Еще отчетливее насилие как аллегория авторской власти выступает в «Пакине и Ракукине». Ведь Пакин здесь совершает насилие над Ракукиным и доводит последнего до смерти, не дотрагиваясь до него даже пальцем, но добиваясь подчинения исключительно словами; вот фрагменты из реплик Пакина: «Ну ты, не очень-то фрякай!.. Постой! Куда помчался? Лучше сядь, я тебе покажу кое-что… Не мигай… Сиди прямо… Эх, <…> так бы и шлепнул тебя по подрыльнику!.. Если ты, Ракукин, сейчас не перестанешь мигать, я тебя ударю ногой по грудям…» и т. п. Смерть Ракукина, наступающая вследствие команд и оскорблений Пакина, выражается в странной дефигурации жертвы: «Если смотреть от Пакина на Ракукина, то можно было подумать, что Ракукин сидит вовсе без головы. Кадык Ракукина торчал вверх. Невольно хотелось думать, что это нос». Исчезновение головы, замена носа кадыком — все это напоминает о трансформациях «рыжего человека» из «Голубой тетради № 10». Превращение Ракукина — в результате насилия — в стилизованного, словно бы цитатного персонажа подтверждается и финальным появлением подчеркнуто литературных «фигур»: души Ракукина и высокой фигуры ангела смерти, который, «взяв за руку ракукинскую душу», повел ее «куда-то, сквозь дома и стены».
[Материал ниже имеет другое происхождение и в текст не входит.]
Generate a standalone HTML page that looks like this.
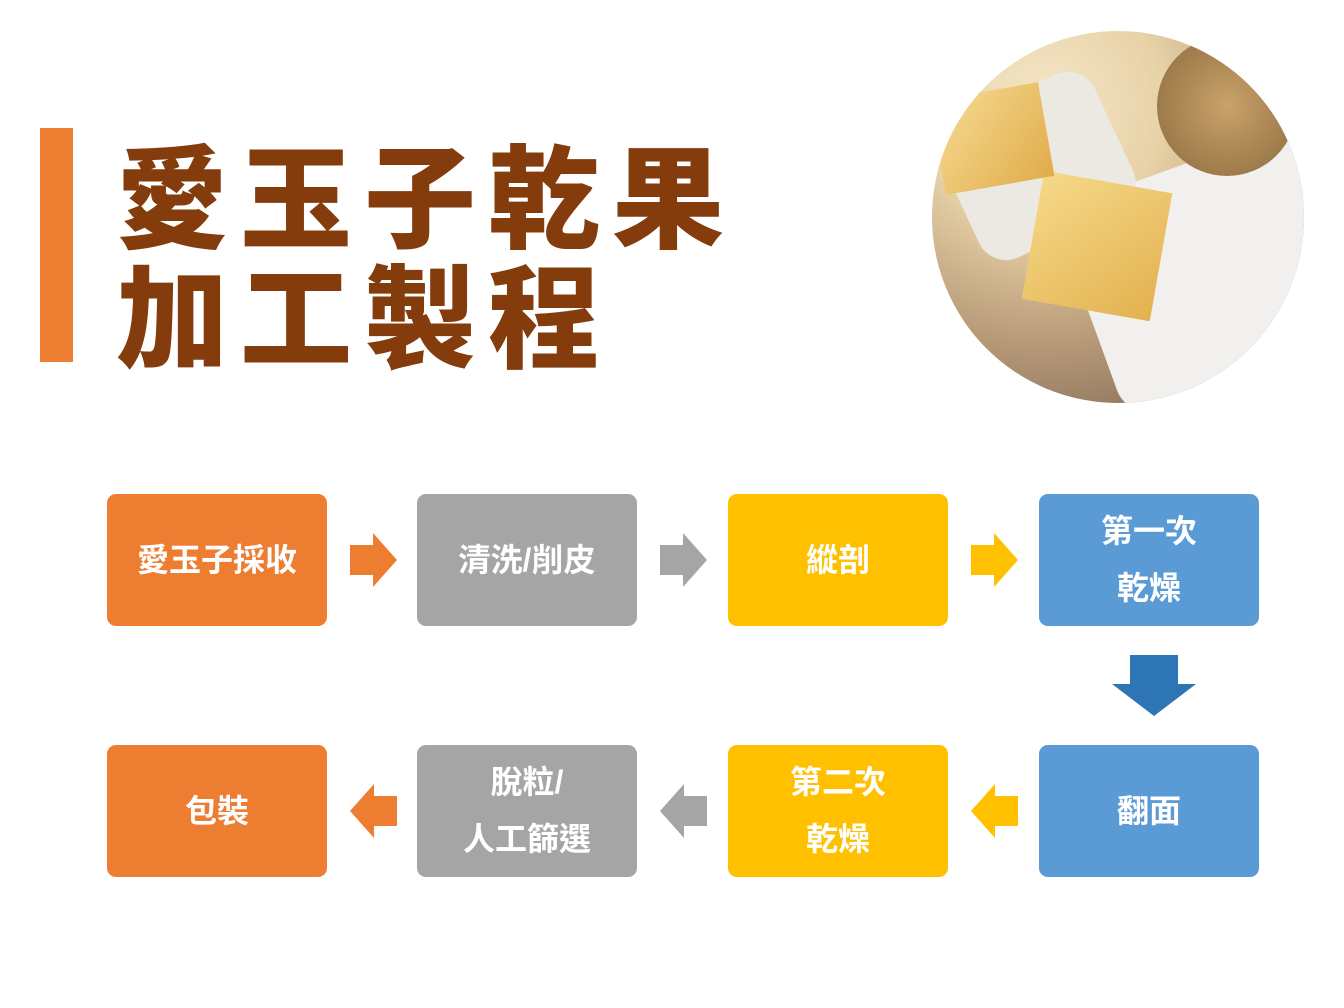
<!DOCTYPE html>
<html><head><meta charset="utf-8"><style>
body{margin:0;width:1344px;height:1008px;background:#fff;position:relative;overflow:hidden;font-family:"Liberation Sans","Noto Sans CJK TC",sans-serif}
.bar{position:absolute;left:40px;top:128px;width:33px;height:234px;background:#ED7D31}
.t{position:absolute;left:116px;font-family:"Noto Sans CJK TC",sans-serif;font-weight:900;font-size:112px;letter-spacing:12px;color:#843C0C;line-height:1;white-space:nowrap}
.b{position:absolute;width:220px;height:132px;border-radius:9px;color:#fff;font-weight:700;font-size:32px;display:flex;align-items:center;justify-content:center;text-align:center;line-height:57px;font-family:"Liberation Sans","Noto Sans CJK TC",sans-serif}
.o{background:#ED7D31}.g{background:#A5A5A5}.y{background:#FFC000}.bl{background:#5B9BD5}
svg{position:absolute}
</style></head><body>
<div class="bar"></div>
<div class="t" style="top:135px">愛玉子乾果</div>
<div class="t" style="top:255px">加工製程</div>
<div style="position:absolute;left:932px;top:31px;width:372px;height:372px;border-radius:50%;overflow:hidden;background:radial-gradient(circle at 30% 20%,#f5e6c8 0,#e8d3a8 30%,#b89a78 60%,#6d5a4a 100%)">
<div style="position:absolute;left:150px;top:130px;width:260px;height:220px;background:#f2f0ee;transform:rotate(-20deg);border-radius:30px"></div>
<div style="position:absolute;left:20px;top:60px;width:170px;height:150px;background:#ece8e2;transform:rotate(-25deg);border-radius:30px"></div>
<div style="position:absolute;left:100px;top:150px;width:130px;height:130px;background:linear-gradient(135deg,#f6d98a,#e3b14f);transform:rotate(10deg)"></div>
<div style="position:absolute;left:5px;top:60px;width:110px;height:95px;background:linear-gradient(135deg,#f7dc95,#e0ac4a);transform:rotate(-10deg)"></div>
<div style="position:absolute;left:225px;top:5px;width:140px;height:140px;border-radius:50%;background:radial-gradient(#c9a26a,#8b6a3d)"></div>
</div>

<div class="b o" style="left:107px;top:494px">愛玉子採收</div>
<div class="b g" style="left:417px;top:494px">清洗/削皮</div>
<div class="b y" style="left:728px;top:494px">縱剖</div>
<div class="b bl" style="left:1039px;top:494px">第一次<br>乾燥</div>
<div class="b o" style="left:107px;top:745px">包裝</div>
<div class="b g" style="left:417px;top:745px">脫粒/<br>人工篩選</div>
<div class="b y" style="left:728px;top:745px">第二次<br>乾燥</div>
<div class="b bl" style="left:1039px;top:745px">翻面</div>

<svg width="1344" height="1008" style="left:0;top:0">
<polygon points="350,545 373,545 373,533 397,560 373,587 373,575 350,575" fill="#ED7D31"/>
<polygon points="660,545 683,545 683,533 707,560 683,587 683,575 660,575" fill="#A5A5A5"/>
<polygon points="971,545 994,545 994,533 1018,560 994,587 994,575 971,575" fill="#FFC000"/>
<polygon points="1130,655 1178,655 1178,684 1196,684 1154,716 1112,684 1130,684" fill="#2E75B6"/>
<polygon points="1018,796 995,796 995,784 971,811 995,838 995,826 1018,826" fill="#FFC000"/>
<polygon points="707,796 684,796 684,784 660,811 684,838 684,826 707,826" fill="#A5A5A5"/>
<polygon points="397,796 374,796 374,784 350,811 374,838 374,826 397,826" fill="#ED7D31"/>
</svg>
</body></html>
Ангел смерти «рифмуется» не только с «Господи благослови!», произнесенным Окновым над удавленным Козловым, но и с единственным словом, произнесенным Ракукиным на протяжении всей новеллы: «Верю, — сказал Ракукин». Религиозные ассоциации здесь вполне оправданы: именно насилие придает Пакину или Окнову статус трансцендентных персонажей.
Хармсовская репрезентация насилия как самой мощной и самой «подрывной» аллегории авторской власти в высшей степени двусмысленна. С одной стороны, «Случаи» напоминают о классификации, предложенной в статье В. Беньямина «Критика насилия» (1920–1921), где доказывается, что насилие всегда трансцендентно по своей природе и выступает в качестве символического «означающего» неких сакральных — мифологических, религиозных или легалистских — ценностей. Насилие у Хармса может быть описано как «суверенное» — такое, о котором Беньямин пишет в финале своей статьи как о высшей форме насилия: «Божественное насилие, ставшее знаком и печатью, но никогда не являющееся средством священного наказания, может быть названо суверенным насилием»[353]. Бесцельность, самоценность и «абсолютная свобода» письма, уравниваемого Хармсом с насилием, кажется, подтверждает эту характеристику. Однако, с другой стороны, учитывая традиционное модернистское представление об «антропоморфном божестве, именуемом автор» (В. Набоков), нетрудно увидеть глубину хармсовской деконструкции модернизма — ведь главный источник божественной власти автора он обнаруживает только в насилии.
В конечном счете именно вокруг категории насилия как ядра всех других аллегорий Хармса формируется взрывная апория «Случаев». Все те смыслы, которые спрессовались в хармсовских аллегориях письма/авторства, и самая развернутая из этих аллегорий, насилие, ведут к замещению скрытого смыслового центра на его зияющее отсутствие. Смерть у Хармса, как и в теории аллегории Беньямина, выступает как последнее «означаемое» аллегорий письма и представляет не «нечто», а полное и беспросветное исчезновение, зияние. К Хармсу вполне применимы слова Деррида, сказанные по поводу «театра жестокости» Арто: «Театр жестокости изгоняет со сцены Бога. Он не инсценирует новый атеистический дискурс, не предоставляет слово атеизму, не отдает театральное пространство философствующей логике, еще раз, к вящей радости, провозглашающей смерть Бога. Сама театральная практика в своем действии и своей структурой населяет или, скорее, производит нетеологическое пространство»[354].
Однако «театр жестокости» Арто так и остался проектом; «Случаи» же Хармса реализовали эту программу на «сцене письма».